Este Woody no es un muñeco vaquero. No es el juguete favorito de Andy que dice frases jocosas cada vez que le jalan la cuerda atada a la caja de voz. Pero sí es buen amigo, como el protagonista de Toy Story. Uno fiel. Woody es un perro cruzado muy juguetón. Le ladra fuerte a los extraños que se asoman a la ventana y tiene un lugar especial en la casa de Marissa. O lo tenía antes del huaico.
Marissa Cabañas Correa llora cuando habla de sus perros. Para ella, Woody y otros seis canes son como sus hijos. Y todos llevan nombres pintorescos. Ahí está Perdida, que hace honor a su nombre porque la rescató de las calles. También se asoma Princesa. Marissa dice que Princesa tiene mucha buena vibra. Reina es la tercera. Bobby es un labrador cruzado algo tosco, pero bueno. Y también está Vagabundo, que al igual que Perdida, no tenía un hogar. Y hay uno más, pero, de los nervios, Marissa no recuerda su nombre.
Ellos son parte de su familia. Por eso se le quiebra la voz y llora. Su tragedia también los ha alcanzado a ellos.
Olla común
Es el mediodía y los damnificados de Wichanzao forman largas colas en el local donde se prepara la olla común. Representantes de la ONG Adra —brazo humanitario global de la Iglesia Adventista del Séptimo Día— han llegado con alimentos para distribuir a trescientas personas.
El menú de hoy consiste en arroz, lentejita serrana y guiso de pollo. El olor de la sazón abre el apetito de todos. Por eso, el dueño del local prende un megáfono e invita a formar las colas para recibir el almuerzo.
— Ya de una vez acercarse a llevar el rico almuerzo. Vecinito, con orden, por favor. Haga su colita.
Marissa coloca un cobertor a un ambiente colindante a su sala para que sus perros no salgan y forma su cola. Hay unas cuarenta personas antes que ella. Esta mujer de cincuenta y cuatro años vive en la manzana veintidós lote seis del sector tres de Wichanzao.
Woody es un perro cruzado muy juguetón. Le ladra fuerte a los extraños que se asoman a la ventana y tiene un lugar especial en la casa de Marissa. O lo tenía antes del huaico
Recibe su táper y corre a casa.

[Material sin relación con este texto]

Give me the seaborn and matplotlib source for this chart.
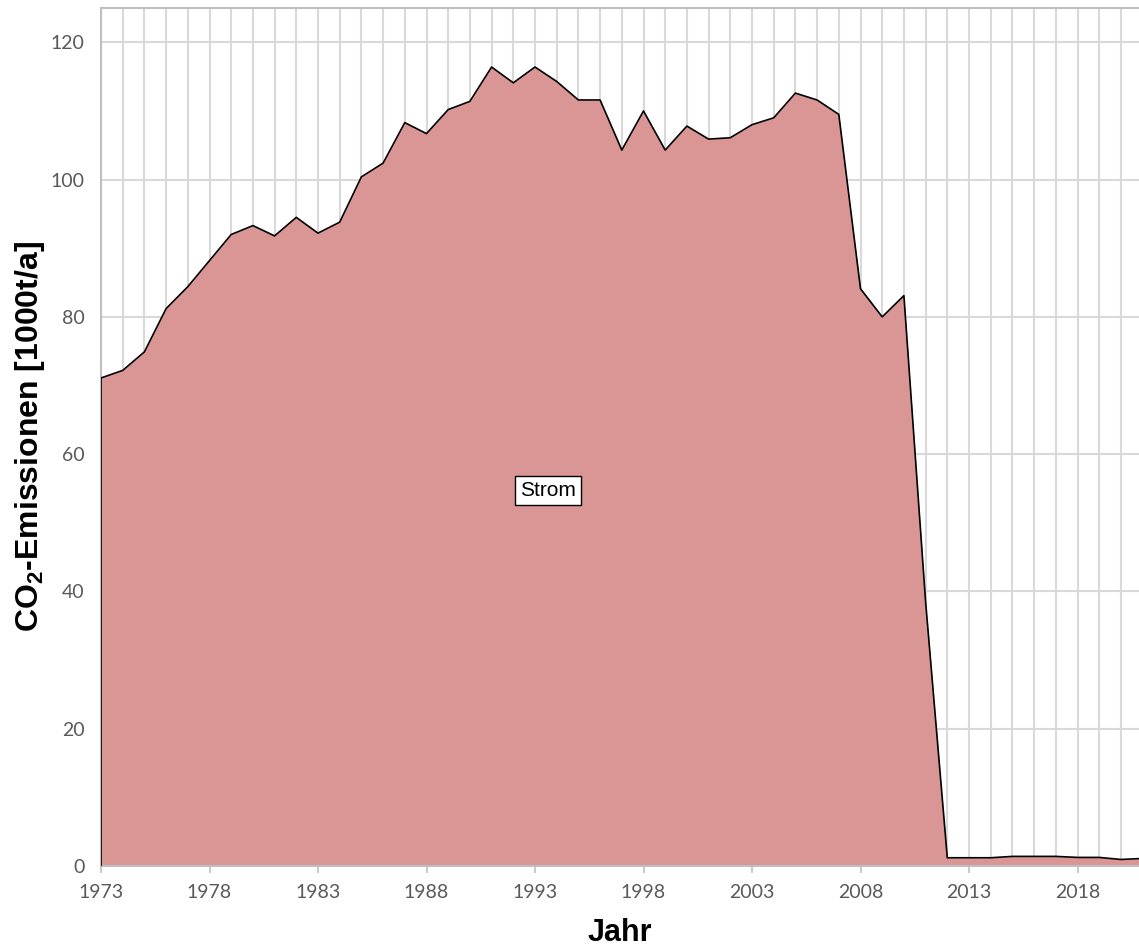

Antes del huaico trabajaba recogiendo chatarra para alimentar a sus perros, pero ahora no sabe cómo mantenerlos.
— Tenía la costumbre de comprarles cinco soles de pollo, sémola, fideos y les cocinaba. Pero ahora no tengo nada.
Marissa solo come la mitad del almuerzo. La otra mitad la echa en otro recipiente y se la da a sus perros. Lo mismo hace con el desayuno y la cena que recibe en la olla común. Por estos días, esa es su ración diaria de alimentos.
— Yo sola boté el agua. Mi esposo está enfermo. Todo el corral se cayó con la lluvia. Perdí mi cama, ropa, cocina, refrigeradora.
Ahora se sienta en un mueble sucio que colocó afuera de su casa para que se seque del lodo. Desde ahí nos ve pasar de nuevo y vuelve a pedir ayuda.
— Por favor, díganles a las personas, a las empresas que nos ayuden. Por aquí estamos olvidados. No tenemos nada.
La ayuda llega, pero no alcanza. Llega a cuentagotas porque la zona está aislada. Los desagües colapsaron con la avenida de agua y lodo y los vehículos no pueden circular hasta el lugar.
Por favor, díganles a las personas, a las empresas que nos ayuden. Por aquí estamos olvidados. No tenemos nada
Desde el sábado 11 de marzo, veinticuatro horas después de la tragedia, se han retirado nueve mil metros cúbicos de lodo. En buen castellano equivale a trece volquetadas.
La maquinaria pertenece al Gobierno Regional y trabaja diez horas diarias. La subgerencia de Caminos dispuso que dos cargadores frontales, dos bocat, ocho volquetes y una motoniveladora continúen asistiendo al centenar de familias que vive en condiciones insalubres con las aguas servidas.